Hey Guys - New here and just got my TS4K today. I set everything up but don't seem to have the option for YouTubeTV in the stream app. I installed it form the play store but got the TS4K because I wanted to test out the integration with the guide.

I've tried uninstalling updates on the Tivo Stream app from the 'All Apps' menu and now that just looks like an old version which I can't seem to get back to current. Even a factory reset didn't do the trick

Ideally I'd like to get the stream app back to the current version, and figure out why YouTubeTV isn't available in the MyServices of the stream app. Open to any suggestions.

Thanks


----------



## Gone2MauiNow (Jul 16, 2017)

I would try the Smart Youtube TV app as it bypasses the ads.
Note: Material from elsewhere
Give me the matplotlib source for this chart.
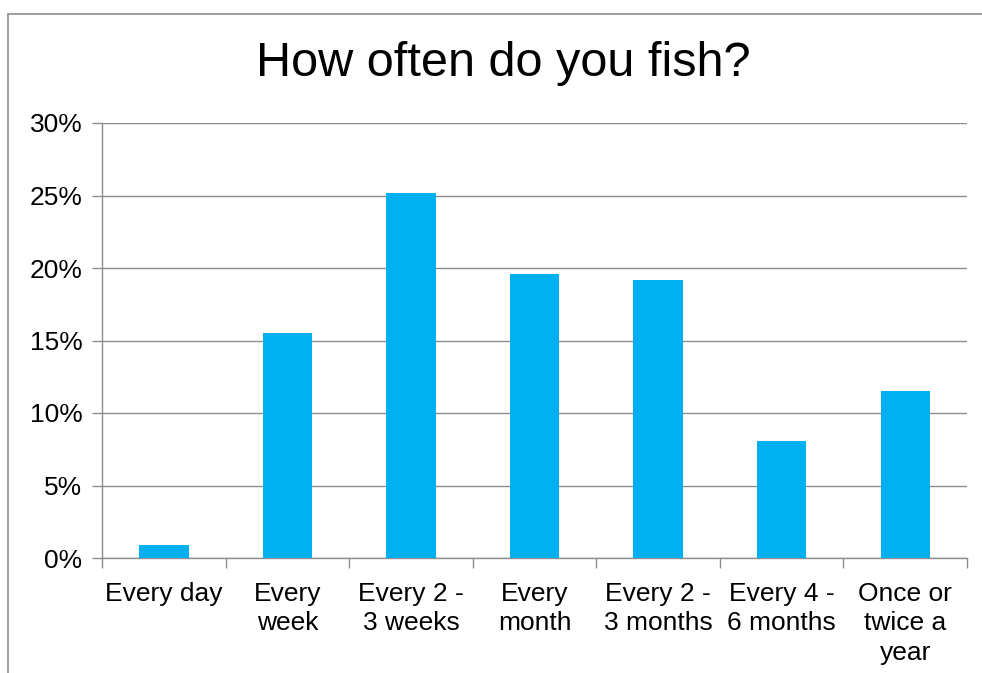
import matplotlib.pyplot as plt
from matplotlib.patches import Rectangle
from matplotlib.ticker import FuncFormatter

categories = ["Every day", "Every\nweek", "Every 2 -\n3 weeks", "Every\nmonth",
              "Every 2 -\n3 months", "Every 4 -\n6 months", "Once or\ntwice a\nyear"]
values = [0.9, 15.5, 25.2, 19.6, 19.2, 8.1, 11.5]
yticks = [0, 5, 10, 15, 20, 25, 30]

plt.rcParams['font.family'] = ['Liberation Sans', 'DejaVu Sans']
W, H = 982, 673
fig = plt.figure(figsize=(W / 100, H / 100), dpi=100)
grey = '#8c8c8c'

# outer chart frame (runs off the right and bottom edges)
fig.patches.append(Rectangle((8 / W, -0.1), 1.2, 1 - 14 / H + 0.1, transform=fig.transFigure,
                             fill=False, edgecolor=grey, linewidth=1.2))

ax = fig.add_axes([102 / W, 1 - 558 / H, (967 - 102) / W, (558 - 123) / H])
x = range(len(categories))
ax.bar(x, values, width=0.4, color='#00B0F0', zorder=3)

ax.set_xlim(-0.5, len(categories) - 0.5)
ax.set_ylim(0, 30)
ax.set_yticks(yticks)
ax.yaxis.set_major_formatter(FuncFormatter(lambda v, p: f"{v:.0f}%"))
ax.grid(axis='y', color=grey, linewidth=1.0, zorder=0)

ax.set_xticks(list(x))
ax.set_xticklabels(categories, fontsize=19, linespacing=1.3, va='top')
ax.tick_params(axis='x', length=0, pad=17)
ax.set_xticks([i - 0.5 for i in range(len(categories) + 1)], minor=True)
ax.tick_params(axis='x', which='minor', length=7, color=grey, width=1.0)
ax.tick_params(axis='y', labelsize=19, length=7, color=grey, width=1.0, pad=7)

for s in ['top', 'right']:
    ax.spines[s].set_visible(False)
for s in ['left', 'bottom']:
    ax.spines[s].set_color(grey)
    ax.spines[s].set_linewidth(1.0)

fig.text(503 / W, 1 - 64 / H, "How often do you fish?", fontsize=35, ha='center', va='center')

fig.savefig('out.png', dpi=100)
I found on Troy Point apps but it is hosted other ways as well. Point Downloader to "troypoint.com/tpapp" to download his Rapid Add Installer which has Smart Youtube TV as well as many other apps.



https://troypoint.com/rapid-app-installer/


----------



## Dave2022 (3 mo ago)

Sorry @Gone2MauiNow i don’t understand how this solves my issue.


----------



## Gone2MauiNow (Jul 16, 2017)

Dave2022 said:


> Sorry @Gone2MauiNow i don’t understand how this solves my issue.


Sorry, I was thinking YouTube, not YouTube TV


----------



## cerh52 (3 mo ago)

Dave2022 said:


> Hey Guys - New here and just got my TS4K today. I set everything up but don't seem to have the option for YouTubeTV in the stream app. I installed it form the play store but got the TS4K because I wanted to test out the integration with the guide. I've tried uninstalling updates on the Tivo Stream app from the 'All Apps' menu and now that just looks like an old version which I can't seem to get back to current. Even a factory reset didn't do the trick Ideally I'd like to get the stream app back to the current version, and figure out why YouTubeTV isn't available in the MyServices of the stream app. Open to any suggestions. Thanks


 Customer Service informed me that it wasn't fully integrated yet.


----------



## bmaur34_8820 (4 mo ago)

cerh52 said:


> Customer Service informed me that it wasn't fully integrated yet.


Well customer service knows nothing. I have two TiVo Stream 4ks and you tube tv is fully integrated! I was told it’s a known issue with the current units they are shipping. That and Apple TV app not in the Google Play store. They told me they are working on it so the new units have You Tube Tv listed in services. I’m glad my two I use the most are all set with it.


----------



## jsrober (Mar 8, 2010)

bmaur34_8820 said:


> Well customer service knows nothing. I have two TiVo Stream 4ks and you tube tv is fully integrated! I was told it’s a known issue with the current units they are shipping. That and Apple TV app not in the Google Play store. They told me they are working on it so the new units have You Tube Tv listed in services. I’m glad my two I use the most are all set with it.


Any advice on how I can get YouTube TV to show up in My Services on my TiVo Stream 4k?


----------